Wednesday, March 16, 2016

Beef Carbonnade (Beef and Beer Stew)

Soups and stews are among our favorite things to prepare, and a byproduct is that leftovers are generally better the following day as the flavors meld even further overnight. Should I ask my husband what he would like for dinner that I haven't fixed in awhile, on many occasions he will say how about a pot roast

Several months ago rather than a regular pot roast, I made a beef carbonnade that was absolutely delish! A thick stew of beef, onions, herbs… cooked in our own dark beer_ a porter, and with fresh vegetables. And to be certain I still knew how, this for last night's dinner...

Beef Carbonnade (Beef and Beer Stew)  from Diana's kitchen 

4- 4 ½ lb beef (local grass-fed chuck roast), cut into 2″ cubes
Kosher salt and freshly ground black pepper, to taste 
14 cup unbleached flour
1 teaspoon paprika
2 TB extra virgin olive oil
2 TB unsalted butter
2 TB bacon fat (from 3-4 slices bacon)
1 large onion, thinly sliced (about 2 cups)
4 large cloves garlic, coarsely chopped
1 (12-ounce) bottle dark beer
1 cup beef stock
2 TB molasses 
2 TB organic apple cider vinegar
3 sprigs fresh thyme
1 sprig fresh tarragon, chopped (optional)
3 bay leaves
Add carrots, potatoes, parsnips, mushrooms…  

Dry the beef with paper towels. In a paper or plastic bag, mix flour, paprika, half teaspoon each of kosher salt and freshly ground pepper. Add the meat and toss to coat evenly. Heat the oil and butter in a large Dutch oven over medium-high heat. Brown the beef on both sides and uncrowded in small batches, about 6-8 minutes.
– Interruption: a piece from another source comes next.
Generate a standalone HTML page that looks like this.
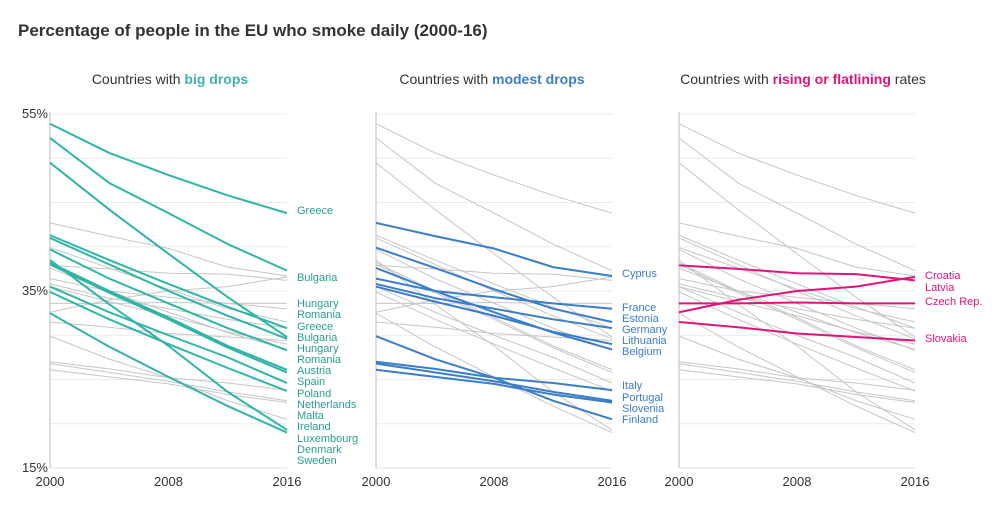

Transfer the beef to a plate and set aside. 

Add the bacon fat and onion and cook until caramelized_ 20-30 minutes. Add the garlic, stir to combine, and cook another minute.

Add the beer and scrape the bottom of the pot to incorporate the fond. Add the beef stock, molasses, vinegar and herbs, and then the beef. Bring it all to a simmer on the stove. Cover the pot with the lid, slightly offset. Bake until beef is tender_ 2 1/2 - 3 hours at 325 F.

(Note: at this point it can be refrigerated overnight once all has cooled to room temperature. Any excess fat will be solidified and easily removed for a healthier meal. Simply reheat the next day and continue.)

Add the vegetables, combine and bake uncovered for another 40-45 minutes until they are tender. Remove the thyme and bay leaf.

Serve with a nice crusty bread just in case you like to sop up any of the delicious sauce remaining on your plate.

(Oxford Dictionary: Mid 17th century (denoting a piece of meat or fish cooked on hot coals): from French, from Latin carbo, carbon- 'coal, charcoal'.)